Run DeepVariant method to perform variant calling on WGS and WES data sets in Puhti supercomputing environment using Apptainer container. One needs to prepare DeepVariant Apptainer image, models and test data to run the analysis. Additionally, other input files for running DeepVariant method include 1) A reference genome in FASTA format and its corresponding index file (.fai). 2) An aligned reads file in BAM format and its corresponding index file (.bai). For the sake of this tutorial, test data is provided as a downloadable link in the later sections.
Upon completion of this tutorial you will learn to:
ssh yourcscusername@puhti.csc.fi
cd /scratch/project_xxxx/$USER # replace xxxx with your course (or own) project number
mkdir deepvariant && cd deepvariant
sinteractive -c 2 -m 4G -d 100
You have to choose project number of the course on the command prompt to start an interactive session.
Prepare Apptainer image from docker image for DeepVariant analysis. Here we use DeepVariant Docker image from DockerHub with a specific tag (i.e., 1.2.0). You can explore more about the image on the DokcerHub. It is advisable to use LOCAL_SCRATCH for Apptainer TMPDIR and CACHEDIR. Unsetting XDG_RUNTIME_DIR will silence some unnecessary warnings. We will learn more about these settings later in the course.
export APPTAINER_TMPDIR=$LOCAL_SCRATCH
export APPTAINER_CACHEDIR=$LOCAL_SCRATCH
unset XDG_RUNTIME_DIR
apptainer build deepvariant_cpu_1.2.0.sif docker://google/deepvariant:1.2.0
This image conversion process for DeepVariant takes sometime as it is a bigger image with several layers.

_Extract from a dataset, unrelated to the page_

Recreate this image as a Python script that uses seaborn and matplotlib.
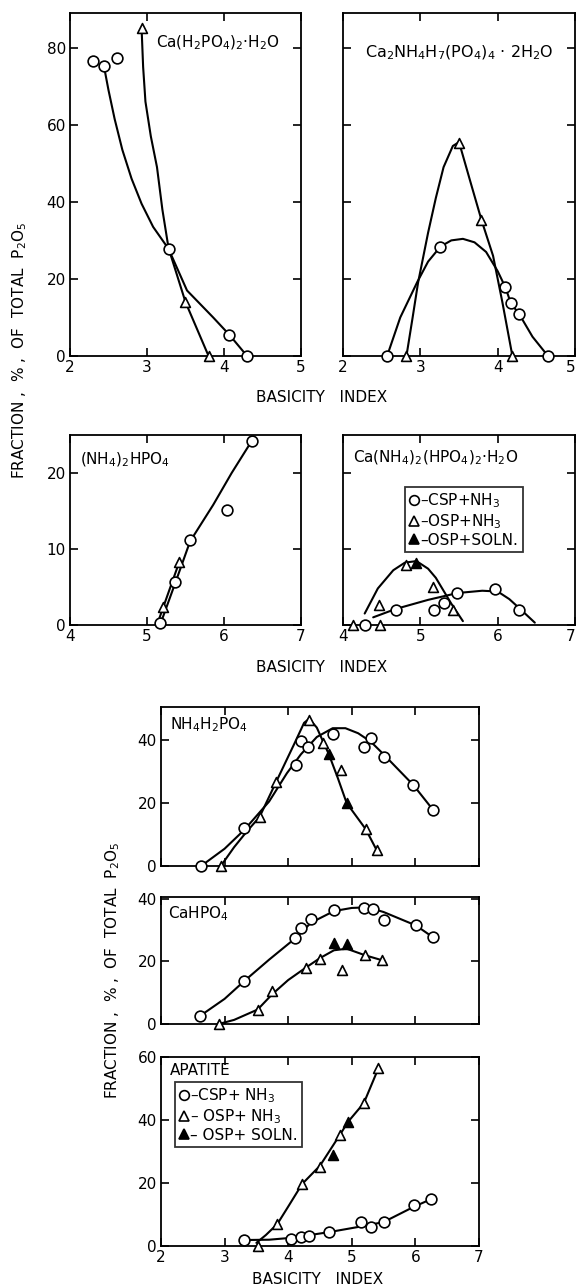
import matplotlib
matplotlib.use("Agg")
import matplotlib.pyplot as plt
from matplotlib.lines import Line2D
import seaborn as sns

# ---- Ca(H2PO4)2.H2O (top left)
mcp_csp_x = [2.30, 2.44, 2.61, 3.28, 4.07, 4.30]
mcp_csp_y = [76.5, 75.3, 77.4, 27.8, 5.5, 0.0]
mcp_osp_x = [2.93, 3.50, 3.80]
mcp_osp_y = [85.0, 14.0, 0.0]
mcp_csp_curve_x = [2.44, 2.50, 2.58, 2.68, 2.80, 2.93, 3.08, 3.28, 3.52, 3.86, 4.07, 4.30]
mcp_csp_curve_y = [75.3, 69.0, 61.5, 53.5, 46.0, 39.5, 33.5, 27.8, 17.0, 10.0, 5.5, 0.0]
mcp_osp_curve_x = [2.93, 2.95, 2.98, 3.05, 3.13, 3.20, 3.28, 3.50, 3.80]
mcp_osp_curve_y = [85.0, 75.0, 66.0, 57.0, 49.0, 38.0, 28.0, 14.0, 0.0]

# ---- Ca2NH4H7(PO4)4.2H2O (top right)
dcp_csp_x = [2.57, 3.26, 4.10, 4.17, 4.28, 4.65]
dcp_csp_y = [0.0, 28.4, 17.8, 13.7, 10.8, 0.0]
dcp_osp_x = [2.82, 3.50, 3.79, 4.19]
dcp_osp_y = [0.0, 55.3, 35.3, 0.0]
dcp_csp_curve_x = [2.57, 2.74, 2.96, 3.10, 3.26, 3.40, 3.55, 3.70, 3.85, 4.00, 4.10, 4.17, 4.28, 4.45, 4.65]
dcp_csp_curve_y = [0.0, 10.0, 19.2, 24.5, 28.4, 30.0, 30.4, 29.5, 27.0, 22.0, 17.8, 13.7, 10.8, 5.0, 0.0]
dcp_osp_curve_x = [2.82, 2.90, 2.97, 3.10, 3.20, 3.30, 3.42, 3.50, 3.65, 3.79, 3.94, 4.06, 4.19]
dcp_osp_curve_y = [0.0, 10.0, 19.0, 32.0, 41.0, 49.0, 54.5, 55.5, 45.0, 35.3, 26.0, 14.0, 0.0]

# ---- (NH4)2HPO4 (middle left)
dap_csp_x = [5.17, 5.37, 5.56, 6.04, 6.36]
dap_csp_y = [0.3, 5.6, 11.2, 15.1, 24.2]
dap_osp_x = [5.21, 5.42]
dap_osp_y = [2.3, 8.3]
dap_csp_curve_x = [5.17, 5.37, 5.56, 5.86, 6.10, 6.36]
dap_csp_curve_y = [0.0, 5.6, 11.0, 15.8, 20.0, 24.2]
dap_osp_curve_x = [5.13, 5.42]
dap_osp_curve_y = [0.0, 8.3]

# ---- Ca(NH4)2(HPO4)2.H2O (middle right)
cad_csp_x = [4.29, 4.68, 5.18, 5.30, 5.48, 5.96, 6.28]
cad_csp_y = [0.0, 1.9, 2.0, 2.9, 4.2, 4.7, 1.9]
cad_osp_x = [4.13, 4.47, 4.48, 4.81, 5.16, 5.42]
cad_osp_y = [0.0, 2.6, 0.0, 7.9, 5.0, 2.0]
cad_soln_x = [4.94]
cad_soln_y = [8.2]
cad_csp_curve_x = [4.39, 4.68, 5.10, 5.48, 5.80, 6.00, 6.15, 6.28, 6.48]
cad_csp_curve_y = [1.0, 2.1, 3.3, 4.2, 4.5, 4.4, 3.4, 2.2, 0.3]
cad_osp_curve_x = [4.28, 4.45, 4.65, 4.80, 4.95, 5.10, 5.20, 5.40, 5.55]
cad_osp_curve_y = [1.5, 4.8, 7.2, 8.2, 8.4, 7.4, 6.2, 2.8, 0.5]

# ---- NH4H2PO4
map_csp_x = [2.63, 3.31, 4.13, 4.20, 4.31, 4.70, 5.19, 5.31, 5.50, 5.97, 6.28]
map_csp_y = [0.0, 12.1, 32.0, 39.7, 37.8, 41.9, 37.8, 40.6, 34.6, 25.7, 17.8]
map_osp_x = [2.94, 3.55, 3.81, 4.33, 4.55, 4.83, 5.22, 5.39]
map_osp_y = [0.0, 15.6, 26.7, 46.3, 39.0, 30.5, 11.7, 5.1]
map_soln_x = [4.64, 4.92]
map_soln_y = [35.5, 20.0]
map_csp_curve_x = [2.63, 3.00, 3.31, 3.70, 3.98, 4.20, 4.45, 4.70, 4.90, 5.10, 5.30, 5.50, 5.97, 6.28]
map_csp_curve_y = [0.0, 5.5, 11.5, 20.5, 29.5, 35.5, 41.0, 43.8, 43.8, 42.2, 39.5, 35.5, 25.7, 17.8]
map_osp_curve_x = [2.94, 3.15, 3.35, 3.55, 3.81, 4.10, 4.25, 4.33, 4.45, 4.55, 4.64, 4.78, 4.92, 5.22, 5.39]
map_osp_curve_y = [0.0, 6.0, 11.0, 15.6, 26.7, 39.0, 45.5, 46.8, 44.0, 39.5, 35.5, 28.0, 20.0, 11.7, 5.1]

# ---- CaHPO4
dcpa_csp_x = [2.61, 3.31, 4.11, 4.20, 4.36, 4.72, 5.20, 5.34, 5.50, 6.01, 6.28]
dcpa_csp_y = [2.5, 13.7, 27.3, 30.5, 33.6, 36.5, 37.0, 36.8, 33.3, 31.4, 27.6]
dcpa_osp_x = [2.91, 3.52, 3.75, 4.28, 4.50, 4.84, 5.21, 5.48]
dcpa_osp_y = [0.0, 4.4, 10.5, 18.0, 20.8, 17.1, 21.9, 20.3]
dcpa_soln_x = [4.72, 4.92]
dcpa_soln_y = [25.7, 25.4]
dcpa_csp_curve_x = [2.61, 3.00, 3.31, 3.70, 4.11, 4.36, 4.72, 5.00, 5.25, 5.50, 6.01, 6.28]
dcpa_csp_curve_y = [2.5, 8.0, 13.7, 20.5, 27.3, 32.3, 36.0, 37.0, 37.2, 35.7, 31.4, 27.6]
dcpa_osp_curve_x = [2.91, 3.15, 3.52, 3.75, 4.00, 4.28, 4.50, 4.72, 4.92, 5.21, 5.48]
dcpa_osp_curve_y = [0.0, 1.3, 4.6, 9.5, 14.0, 18.0, 21.0, 23.5, 24.0, 21.9, 20.3]

# ---- Apatite
apa_csp_x = [3.31, 4.05, 4.20, 4.33, 4.64, 5.14, 5.30, 5.50, 5.98, 6.25]
apa_csp_y = [1.9, 2.2, 2.9, 3.3, 4.4, 7.6, 6.0, 7.6, 13.0, 14.9]
apa_osp_x = [3.53, 3.83, 4.22, 4.50, 4.81, 5.19, 5.42]
apa_osp_y = [0.0, 7.0, 19.7, 25.0, 35.2, 45.4, 56.5]
apa_soln_x = [4.70, 4.94]
apa_soln_y = [28.9, 39.4]
apa_csp_curve_x = [3.31, 3.70, 4.05, 4.64, 5.20, 5.50, 5.98, 6.25]
apa_csp_curve_y = [1.9, 2.0, 2.6, 4.4, 6.4, 7.6, 12.5, 14.9]
apa_osp_curve_x = [3.50, 3.65, 3.83, 4.00, 4.22, 4.50, 4.81, 4.94, 5.19, 5.42]
apa_osp_curve_y = [1.0, 3.5, 7.0, 12.5, 19.7, 25.5, 35.2, 39.4, 45.4, 56.5]

sns.set_style("ticks")
plt.rcParams["font.family"] = ["DejaVu Sans"]
plt.rcParams["mathtext.default"] = "regular"
plt.rcParams["text.color"] = "black"
plt.rcParams["xtick.color"] = "black"
plt.rcParams["ytick.color"] = "black"
plt.rcParams["axes.labelcolor"] = "black"

LW = 1.5
FS = 11
YLAB = "FRACTION ,  % ,  OF  TOTAL  P$_2$O$_5$"


def curve(ax, x, y):
    sns.lineplot(x=x, y=y, ax=ax, color="black", lw=LW, sort=False, estimator=None)


def points(ax, x, y, marker, filled=False, size=60):
    sns.scatterplot(x=x, y=y, ax=ax, marker=marker, s=size,
                    color="black" if filled else "white", edgecolor="black",
                    linewidth=1.2, zorder=3, clip_on=False)


def style(ax, xlim, ylim, xticks, yticks, xlabels=True, ylabels=True, last_right=False):
    ax.set_xlim(*xlim)
    ax.set_ylim(*ylim)
    ax.set_xticks(xticks)
    ax.set_yticks(yticks)
    ax.tick_params(direction="in", length=6, width=1.2, top=True, right=True,
                   labelsize=FS, pad=3, colors="black")
    if not xlabels:
        ax.set_xticklabels([])
    if not ylabels:
        ax.set_yticklabels([])
    if last_right:
        ax.get_xticklabels()[-1].set_horizontalalignment("right")
    for s in ax.spines.values():
        s.set_linewidth(1.3)
        s.set_color("black")
    ax.set_xlabel("")
    ax.set_ylabel("")


fig = plt.figure(figsize=(5.77, 12.88), dpi=100)

# top row
ax1 = fig.add_axes([0.1213, 0.7236, 0.4003, 0.2663])
curve(ax1, mcp_csp_curve_x, mcp_csp_curve_y)
curve(ax1, mcp_osp_curve_x, mcp_osp_curve_y)
points(ax1, mcp_csp_x, mcp_csp_y, "o")
points(ax1, mcp_osp_x, mcp_osp_y, "^", size=50)
style(ax1, (2, 5), (0, 89), [2, 3, 4, 5], [0, 20, 40, 60, 80])
ax1.text(3.12, 81.3, "Ca(H$_2$PO$_4$)$_2$·H$_2$O", fontsize=FS, va="center")

ax2 = fig.add_axes([0.5945, 0.7236, 0.4021, 0.2663])
curve(ax2, dcp_csp_curve_x, dcp_csp_curve_y)
curve(ax2, dcp_osp_curve_x, dcp_osp_curve_y)
points(ax2, dcp_csp_x, dcp_csp_y, "o")
points(ax2, dcp_osp_x, dcp_osp_y, "^", size=50)
style(ax2, (2, 5), (0, 89), [2, 3, 4, 5], [0, 20, 40, 60, 80], ylabels=False, last_right=True)
ax2.text(0.5, 0.885, "Ca$_2$NH$_4$H$_7$(PO$_4$)$_4$ · 2H$_2$O", transform=ax2.transAxes,
         fontsize=FS + 0.5, ha="center", va="center")

fig.text(322 / 577, 1 - 397 / 1288, "BASICITY   INDEX", fontsize=FS, ha="center", va="center")

# middle row
ax3 = fig.add_axes([0.1213, 0.5148, 0.4003, 0.1475])
curve(ax3, dap_csp_curve_x, dap_csp_curve_y)
curve(ax3, dap_osp_curve_x, dap_osp_curve_y)
points(ax3, dap_csp_x, dap_csp_y, "o")
points(ax3, dap_osp_x, dap_osp_y, "^", size=50)
style(ax3, (4, 7), (0, 25), [4, 5, 6, 7], [0, 10, 20])
ax3.text(0.043, 0.868, "(NH$_4$)$_2$HPO$_4$", transform=ax3.transAxes, fontsize=FS, va="center")

ax4 = fig.add_axes([0.5945, 0.5148, 0.4021, 0.1475])
curve(ax4, cad_csp_curve_x, cad_csp_curve_y)
curve(ax4, cad_osp_curve_x, cad_osp_curve_y)
points(ax4, cad_csp_x, cad_csp_y, "o")
points(ax4, cad_osp_x, cad_osp_y, "^", size=50)
points(ax4, cad_soln_x, cad_soln_y, "^", filled=True, size=50)
style(ax4, (4, 7), (0, 25), [4, 5, 6, 7], [0, 10, 20], ylabels=False, last_right=True)
ax4.text(0.043, 0.88, "Ca(NH$_4$)$_2$(HPO$_4$)$_2$·H$_2$O", transform=ax4.transAxes,
         fontsize=FS, va="center")

fig.text(322 / 577, 1 - 667 / 1288, "BASICITY   INDEX", fontsize=FS, ha="center", va="center")


def legend_handles():
    kw = dict(ls="none", color="black", markersize=7, markeredgewidth=1.2)
    return [Line2D([], [], marker="o", markerfacecolor="white", **kw),
            Line2D([], [], marker="^", markerfacecolor="white", **kw),
            Line2D([], [], marker="^", markerfacecolor="black", **kw)]


def add_legend(ax, labels, anchor):
    leg = ax.legend(legend_handles(), labels, loc="upper left", bbox_to_anchor=anchor,
                    frameon=True, fancybox=False, fontsize=FS, handlelength=0.6,
                    handletextpad=0.1, borderpad=0.3, labelspacing=0.12,
                    borderaxespad=0, labelcolor="black")
    leg.get_frame().set_edgecolor("black")
    leg.get_frame().set_linewidth(1.3)
    return leg


add_legend(ax4, ["–CSP+NH$_3$", "–OSP+NH$_3$", "–OSP+SOLN."], (0.267, 0.726))

# bottom stack
ax5 = fig.add_axes([0.279, 0.3276, 0.5511, 0.1234])
curve(ax5, map_csp_curve_x, map_csp_curve_y)
curve(ax5, map_osp_curve_x, map_osp_curve_y)
points(ax5, map_csp_x, map_csp_y, "o")
points(ax5, map_osp_x, map_osp_y, "^", size=50)
points(ax5, map_soln_x, map_soln_y, "^", filled=True, size=50)
style(ax5, (2, 7), (0, 50.5), [2, 3, 4, 5, 6, 7], [0, 20, 40], xlabels=False)
ax5.text(0.028, 0.887, "NH$_4$H$_2$PO$_4$", transform=ax5.transAxes, fontsize=FS, va="center")

ax6 = fig.add_axes([0.279, 0.2050, 0.5511, 0.0986])
curve(ax6, dcpa_csp_curve_x, dcpa_csp_curve_y)
curve(ax6, dcpa_osp_curve_x, dcpa_osp_curve_y)
points(ax6, dcpa_csp_x, dcpa_csp_y, "o")
points(ax6, dcpa_osp_x, dcpa_osp_y, "^", size=50)
points(ax6, dcpa_soln_x, dcpa_soln_y, "^", filled=True, size=50)
style(ax6, (2, 7), (0, 40.5), [2, 3, 4, 5, 6, 7], [0, 20, 40], xlabels=False)
ax6.text(0.022, 0.866, "CaHPO$_4$", transform=ax6.transAxes, fontsize=FS, va="center")

ax7 = fig.add_axes([0.279, 0.0326, 0.5511, 0.1467])
curve(ax7, apa_csp_curve_x, apa_csp_curve_y)
curve(ax7, apa_osp_curve_x, apa_osp_curve_y)
points(ax7, apa_csp_x, apa_csp_y, "o")
points(ax7, apa_osp_x, apa_osp_y, "^", size=50)
points(ax7, apa_soln_x, apa_soln_y, "^", filled=True, size=50)
style(ax7, (2, 7), (0, 60), [2, 3, 4, 5, 6, 7], [0, 20, 40, 60])
ax7.text(0.028, 0.93, "APATITE", transform=ax7.transAxes, fontsize=FS, va="center")
add_legend(ax7, ["–CSP+ NH$_3$", "– OSP+ NH$_3$", "– OSP+ SOLN."], (0.044, 0.868))

fig.text(318 / 577, 1 - 1280 / 1288, "BASICITY   INDEX", fontsize=FS, ha="center", va="center")

# y labels
fig.text(20 / 577, 1 - 350 / 1288, YLAB, rotation=90,
         fontsize=FS, ha="center", va="center")
fig.text(113 / 577, 1 - 970 / 1288, YLAB, rotation=90,
         fontsize=FS, ha="center", va="center")

fig.savefig("out.png", dpi=100)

wget https://a3s.fi/containers-workflows/deepvariant_testdata.tar.gz
tar -xavf deepvariant_testdata.tar.gz
Prepare a batch script (e.g., deepvariant_puhti.sh) to run WGS analysis on Puhti. A batch script template with all necessary information is provided below. Please note that this batch script also uses a special CSC-specific singualrity_wrapper command to set appropriate options automatically for running Apptainer. You are free to use plain Apptainer command by taking care of bind mounts appropriately. You are required to use a valid project number in the script before submitting it to Puhti cluster.
#!/bin/bash
#SBATCH --time=00:10:00
#SBATCH --partition=test # You can also choose partition : "small" for this toy example
#SBATCH --account=project_xxxx
#SBATCH --ntasks=1
#SBATCH --cpus-per-task=1
#SBATCH --mem=4000
export SING_IMAGE="$PWD/deepvariant_cpu_1.2.0.sif"
apptainer_wrapper exec \
/opt/deepvariant/bin/run_deepvariant \
--model_type=WGS --ref=$PWD/testdata/ucsc.hg19.chr20.unittest.fasta \
--reads=$PWD/testdata/NA12878_S1.chr20.10_10p1mb.bam \
--regions "chr20:10,000,000-10,010,000" \
--output_vcf=$PWD/output.vcf.gz \
--output_gvcf=$PWD/output.g.vcf.gz
Submit your job to Puhti cluster
sbatch -J deepvariant deepvariant_puhti.sh
If the analysis is completed successfully (hint: check the status of submitted job using squeue -u $USER
command or using seff <jobid>
), you are able to see the vcf files as output in the current directory.